* Given information:
• • •

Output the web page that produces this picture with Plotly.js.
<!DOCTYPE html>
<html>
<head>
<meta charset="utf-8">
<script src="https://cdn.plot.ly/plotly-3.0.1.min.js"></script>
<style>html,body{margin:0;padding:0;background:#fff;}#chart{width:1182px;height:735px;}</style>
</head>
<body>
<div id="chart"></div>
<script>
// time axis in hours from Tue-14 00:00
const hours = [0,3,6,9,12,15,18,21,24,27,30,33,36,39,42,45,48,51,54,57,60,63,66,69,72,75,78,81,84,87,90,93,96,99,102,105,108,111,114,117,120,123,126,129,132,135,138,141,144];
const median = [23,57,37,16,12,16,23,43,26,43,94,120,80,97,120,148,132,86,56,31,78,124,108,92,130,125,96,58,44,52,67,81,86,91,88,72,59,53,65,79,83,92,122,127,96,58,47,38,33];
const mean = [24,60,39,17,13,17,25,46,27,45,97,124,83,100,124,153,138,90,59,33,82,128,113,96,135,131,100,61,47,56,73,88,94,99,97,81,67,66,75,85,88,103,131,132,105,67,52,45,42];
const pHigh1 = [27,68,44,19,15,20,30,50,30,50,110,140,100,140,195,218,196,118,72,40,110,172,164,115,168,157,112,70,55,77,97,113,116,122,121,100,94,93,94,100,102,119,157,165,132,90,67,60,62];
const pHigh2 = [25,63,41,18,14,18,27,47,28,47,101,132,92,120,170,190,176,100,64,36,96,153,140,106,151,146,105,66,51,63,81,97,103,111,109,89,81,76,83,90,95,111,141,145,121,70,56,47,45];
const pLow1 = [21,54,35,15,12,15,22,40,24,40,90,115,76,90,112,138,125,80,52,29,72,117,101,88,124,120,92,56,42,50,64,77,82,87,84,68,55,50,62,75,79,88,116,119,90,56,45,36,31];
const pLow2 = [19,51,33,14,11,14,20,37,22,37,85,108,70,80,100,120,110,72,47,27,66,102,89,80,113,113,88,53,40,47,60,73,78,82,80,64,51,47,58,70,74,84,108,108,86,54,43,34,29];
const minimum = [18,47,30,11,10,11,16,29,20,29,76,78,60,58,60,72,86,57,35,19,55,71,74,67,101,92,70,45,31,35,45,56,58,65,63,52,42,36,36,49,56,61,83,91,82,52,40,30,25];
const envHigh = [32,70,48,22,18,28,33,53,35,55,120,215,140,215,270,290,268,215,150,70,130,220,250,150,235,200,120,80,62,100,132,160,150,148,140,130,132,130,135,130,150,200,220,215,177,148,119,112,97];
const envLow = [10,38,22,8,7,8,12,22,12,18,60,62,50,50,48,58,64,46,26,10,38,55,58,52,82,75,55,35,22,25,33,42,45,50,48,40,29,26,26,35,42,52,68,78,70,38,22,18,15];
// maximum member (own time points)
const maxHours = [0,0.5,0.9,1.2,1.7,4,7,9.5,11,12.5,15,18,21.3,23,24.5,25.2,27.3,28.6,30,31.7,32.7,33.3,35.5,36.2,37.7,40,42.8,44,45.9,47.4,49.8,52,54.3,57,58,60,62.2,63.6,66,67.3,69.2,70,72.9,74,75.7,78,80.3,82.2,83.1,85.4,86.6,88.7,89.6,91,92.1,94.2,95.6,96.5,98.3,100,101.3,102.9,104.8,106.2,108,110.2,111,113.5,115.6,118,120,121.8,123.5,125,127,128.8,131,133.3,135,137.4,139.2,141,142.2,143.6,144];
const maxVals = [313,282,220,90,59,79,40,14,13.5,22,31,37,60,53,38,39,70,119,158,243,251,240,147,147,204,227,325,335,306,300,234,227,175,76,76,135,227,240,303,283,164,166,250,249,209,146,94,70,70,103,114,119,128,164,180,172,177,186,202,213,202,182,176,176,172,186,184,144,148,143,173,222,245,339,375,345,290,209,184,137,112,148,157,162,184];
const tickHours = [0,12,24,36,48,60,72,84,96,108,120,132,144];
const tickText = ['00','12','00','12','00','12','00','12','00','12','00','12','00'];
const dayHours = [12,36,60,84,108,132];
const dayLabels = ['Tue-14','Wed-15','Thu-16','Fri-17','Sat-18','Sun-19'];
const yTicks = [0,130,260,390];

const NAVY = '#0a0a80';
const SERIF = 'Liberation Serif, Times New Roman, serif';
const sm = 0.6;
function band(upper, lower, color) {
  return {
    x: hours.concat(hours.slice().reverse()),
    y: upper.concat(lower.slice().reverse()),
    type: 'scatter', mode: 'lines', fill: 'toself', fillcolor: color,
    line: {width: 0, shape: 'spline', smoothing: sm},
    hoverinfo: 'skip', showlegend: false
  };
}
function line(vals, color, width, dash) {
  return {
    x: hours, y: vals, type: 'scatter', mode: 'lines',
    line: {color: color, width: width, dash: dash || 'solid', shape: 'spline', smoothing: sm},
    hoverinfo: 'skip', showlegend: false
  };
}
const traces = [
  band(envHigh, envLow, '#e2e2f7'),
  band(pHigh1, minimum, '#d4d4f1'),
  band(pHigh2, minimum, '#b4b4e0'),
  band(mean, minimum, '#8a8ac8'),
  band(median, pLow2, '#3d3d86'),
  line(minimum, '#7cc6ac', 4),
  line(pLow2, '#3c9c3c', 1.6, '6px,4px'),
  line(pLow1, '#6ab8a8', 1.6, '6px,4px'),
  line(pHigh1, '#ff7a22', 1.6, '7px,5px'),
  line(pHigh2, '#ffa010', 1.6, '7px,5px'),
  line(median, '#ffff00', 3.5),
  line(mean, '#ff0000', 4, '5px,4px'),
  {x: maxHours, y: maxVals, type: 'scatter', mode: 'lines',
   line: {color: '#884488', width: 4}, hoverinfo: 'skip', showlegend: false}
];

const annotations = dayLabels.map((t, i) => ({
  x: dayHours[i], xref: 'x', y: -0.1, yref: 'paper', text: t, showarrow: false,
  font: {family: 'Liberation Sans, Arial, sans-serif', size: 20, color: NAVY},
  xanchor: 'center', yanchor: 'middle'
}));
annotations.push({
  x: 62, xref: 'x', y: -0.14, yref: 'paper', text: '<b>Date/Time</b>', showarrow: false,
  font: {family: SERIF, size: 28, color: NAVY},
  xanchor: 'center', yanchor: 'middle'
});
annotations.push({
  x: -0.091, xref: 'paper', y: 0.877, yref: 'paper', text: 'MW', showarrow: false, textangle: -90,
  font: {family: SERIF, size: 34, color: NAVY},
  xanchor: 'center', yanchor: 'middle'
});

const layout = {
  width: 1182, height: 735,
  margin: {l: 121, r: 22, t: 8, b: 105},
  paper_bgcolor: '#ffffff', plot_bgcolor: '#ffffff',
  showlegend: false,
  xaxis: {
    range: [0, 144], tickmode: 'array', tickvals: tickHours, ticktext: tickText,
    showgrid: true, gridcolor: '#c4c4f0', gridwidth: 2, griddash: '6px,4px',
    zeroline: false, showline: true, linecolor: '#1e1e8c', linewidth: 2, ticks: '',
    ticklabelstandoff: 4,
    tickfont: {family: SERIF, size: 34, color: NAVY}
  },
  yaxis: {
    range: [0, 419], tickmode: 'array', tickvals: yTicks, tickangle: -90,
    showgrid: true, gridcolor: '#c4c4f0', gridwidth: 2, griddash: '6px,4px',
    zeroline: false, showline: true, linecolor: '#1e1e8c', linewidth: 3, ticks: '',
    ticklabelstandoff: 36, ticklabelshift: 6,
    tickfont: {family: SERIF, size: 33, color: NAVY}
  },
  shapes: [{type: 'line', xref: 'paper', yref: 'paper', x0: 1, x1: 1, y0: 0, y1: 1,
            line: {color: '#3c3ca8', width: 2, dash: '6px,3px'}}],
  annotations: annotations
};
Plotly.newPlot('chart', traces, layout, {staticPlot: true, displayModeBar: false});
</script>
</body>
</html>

• • •

* Stated exercise:
Retype the whole listing above exactly.

* Reply:
Output the web page that produces this picture with Plotly.js.
<!DOCTYPE html>
<html>
<head>
<meta charset="utf-8">
<script src="https://cdn.plot.ly/plotly-3.0.1.min.js"></script>
<style>html,body{margin:0;padding:0;background:#fff;}#chart{width:1182px;height:735px;}</style>
</head>
<body>
<div id="chart"></div>
<script>
// time axis in hours from Tue-14 00:00
const hours = [0,3,6,9,12,15,18,21,24,27,30,33,36,39,42,45,48,51,54,57,60,63,66,69,72,75,78,81,84,87,90,93,96,99,102,105,108,111,114,117,120,123,126,129,132,135,138,141,144];
const median = [23,57,37,16,12,16,23,43,26,43,94,120,80,97,120,148,132,86,56,31,78,124,108,92,130,125,96,58,44,52,67,81,86,91,88,72,59,53,65,79,83,92,122,127,96,58,47,38,33];
const mean = [24,60,39,17,13,17,25,46,27,45,97,124,83,100,124,153,138,90,59,33,82,128,113,96,135,131,100,61,47,56,73,88,94,99,97,81,67,66,75,85,88,103,131,132,105,67,52,45,42];
const pHigh1 = [27,68,44,19,15,20,30,50,30,50,110,140,100,140,195,218,196,118,72,40,110,172,164,115,168,157,112,70,55,77,97,113,116,122,121,100,94,93,94,100,102,119,157,165,132,90,67,60,62];
const pHigh2 = [25,63,41,18,14,18,27,47,28,47,101,132,92,120,170,190,176,100,64,36,96,153,140,106,151,146,105,66,51,63,81,97,103,111,109,89,81,76,83,90,95,111,141,145,121,70,56,47,45];
const pLow1 = [21,54,35,15,12,15,22,40,24,40,90,115,76,90,112,138,125,80,52,29,72,117,101,88,124,120,92,56,42,50,64,77,82,87,84,68,55,50,62,75,79,88,116,119,90,56,45,36,31];
const pLow2 = [19,51,33,14,11,14,20,37,22,37,85,108,70,80,100,120,110,72,47,27,66,102,89,80,113,113,88,53,40,47,60,73,78,82,80,64,51,47,58,70,74,84,108,108,86,54,43,34,29];
const minimum = [18,47,30,11,10,11,16,29,20,29,76,78,60,58,60,72,86,57,35,19,55,71,74,67,101,92,70,45,31,35,45,56,58,65,63,52,42,36,36,49,56,61,83,91,82,52,40,30,25];
const envHigh = [32,70,48,22,18,28,33,53,35,55,120,215,140,215,270,290,268,215,150,70,130,220,250,150,235,200,120,80,62,100,132,160,150,148,140,130,132,130,135,130,150,200,220,215,177,148,119,112,97];
const envLow = [10,38,22,8,7,8,12,22,12,18,60,62,50,50,48,58,64,46,26,10,38,55,58,52,82,75,55,35,22,25,33,42,45,50,48,40,29,26,26,35,42,52,68,78,70,38,22,18,15];
// maximum member (own time points)
const maxHours = [0,0.5,0.9,1.2,1.7,4,7,9.5,11,12.5,15,18,21.3,23,24.5,25.2,27.3,28.6,30,31.7,32.7,33.3,35.5,36.2,37.7,40,42.8,44,45.9,47.4,49.8,52,54.3,57,58,60,62.2,63.6,66,67.3,69.2,70,72.9,74,75.7,78,80.3,82.2,83.1,85.4,86.6,88.7,89.6,91,92.1,94.2,95.6,96.5,98.3,100,101.3,102.9,104.8,106.2,108,110.2,111,113.5,115.6,118,120,121.8,123.5,125,127,128.8,131,133.3,135,137.4,139.2,141,142.2,143.6,144];
const maxVals = [313,282,220,90,59,79,40,14,13.5,22,31,37,60,53,38,39,70,119,158,243,251,240,147,147,204,227,325,335,306,300,234,227,175,76,76,135,227,240,303,283,164,166,250,249,209,146,94,70,70,103,114,119,128,164,180,172,177,186,202,213,202,182,176,176,172,186,184,144,148,143,173,222,245,339,375,345,290,209,184,137,112,148,157,162,184];
const tickHours = [0,12,24,36,48,60,72,84,96,108,120,132,144];
const tickText = ['00','12','00','12','00','12','00','12','00','12','00','12','00'];
const dayHours = [12,36,60,84,108,132];
const dayLabels = ['Tue-14','Wed-15','Thu-16','Fri-17','Sat-18','Sun-19'];
const yTicks = [0,130,260,390];

const NAVY = '#0a0a80';
const SERIF = 'Liberation Serif, Times New Roman, serif';
const sm = 0.6;
function band(upper, lower, color) {
  return {
    x: hours.concat(hours.slice().reverse()),
    y: upper.concat(lower.slice().reverse()),
    type: 'scatter', mode: 'lines', fill: 'toself', fillcolor: color,
    line: {width: 0, shape: 'spline', smoothing: sm},
    hoverinfo: 'skip', showlegend: false
  };
}
function line(vals, color, width, dash) {
  return {
    x: hours, y: vals, type: 'scatter', mode: 'lines',
    line: {color: color, width: width, dash: dash || 'solid', shape: 'spline', smoothing: sm},
    hoverinfo: 'skip', showlegend: false
  };
}
const traces = [
  band(envHigh, envLow, '#e2e2f7'),
  band(pHigh1, minimum, '#d4d4f1'),
  band(pHigh2, minimum, '#b4b4e0'),
  band(mean, minimum, '#8a8ac8'),
  band(median, pLow2, '#3d3d86'),
  line(minimum, '#7cc6ac', 4),
  line(pLow2, '#3c9c3c', 1.6, '6px,4px'),
  line(pLow1, '#6ab8a8', 1.6, '6px,4px'),
  line(pHigh1, '#ff7a22', 1.6, '7px,5px'),
  line(pHigh2, '#ffa010', 1.6, '7px,5px'),
  line(median, '#ffff00', 3.5),
  line(mean, '#ff0000', 4, '5px,4px'),
  {x: maxHours, y: maxVals, type: 'scatter', mode: 'lines',
   line: {color: '#884488', width: 4}, hoverinfo: 'skip', showlegend: false}
];

const annotations = dayLabels.map((t, i) => ({
  x: dayHours[i], xref: 'x', y: -0.1, yref: 'paper', text: t, showarrow: false,
  font: {family: 'Liberation Sans, Arial, sans-serif', size: 20, color: NAVY},
  xanchor: 'center', yanchor: 'middle'
}));
annotations.push({
  x: 62, xref: 'x', y: -0.14, yref: 'paper', text: '<b>Date/Time</b>', showarrow: false,
  font: {family: SERIF, size: 28, color: NAVY},
  xanchor: 'center', yanchor: 'middle'
});
annotations.push({
  x: -0.091, xref: 'paper', y: 0.877, yref: 'paper', text: 'MW', showarrow: false, textangle: -90,
  font: {family: SERIF, size: 34, color: NAVY},
  xanchor: 'center', yanchor: 'middle'
});

const layout = {
  width: 1182, height: 735,
  margin: {l: 121, r: 22, t: 8, b: 105},
  paper_bgcolor: '#ffffff', plot_bgcolor: '#ffffff',
  showlegend: false,
  xaxis: {
    range: [0, 144], tickmode: 'array', tickvals: tickHours, ticktext: tickText,
    showgrid: true, gridcolor: '#c4c4f0', gridwidth: 2, griddash: '6px,4px',
    zeroline: false, showline: true, linecolor: '#1e1e8c', linewidth: 2, ticks: '',
    ticklabelstandoff: 4,
    tickfont: {family: SERIF, size: 34, color: NAVY}
  },
  yaxis: {
    range: [0, 419], tickmode: 'array', tickvals: yTicks, tickangle: -90,
    showgrid: true, gridcolor: '#c4c4f0', gridwidth: 2, griddash: '6px,4px',
    zeroline: false, showline: true, linecolor: '#1e1e8c', linewidth: 3, ticks: '',
    ticklabelstandoff: 36, ticklabelshift: 6,
    tickfont: {family: SERIF, size: 33, color: NAVY}
  },
  shapes: [{type: 'line', xref: 'paper', yref: 'paper', x0: 1, x1: 1, y0: 0, y1: 1,
            line: {color: '#3c3ca8', width: 2, dash: '6px,3px'}}],
  annotations: annotations
};
Plotly.newPlot('chart', traces, layout, {staticPlot: true, displayModeBar: false});
</script>
</body>
</html>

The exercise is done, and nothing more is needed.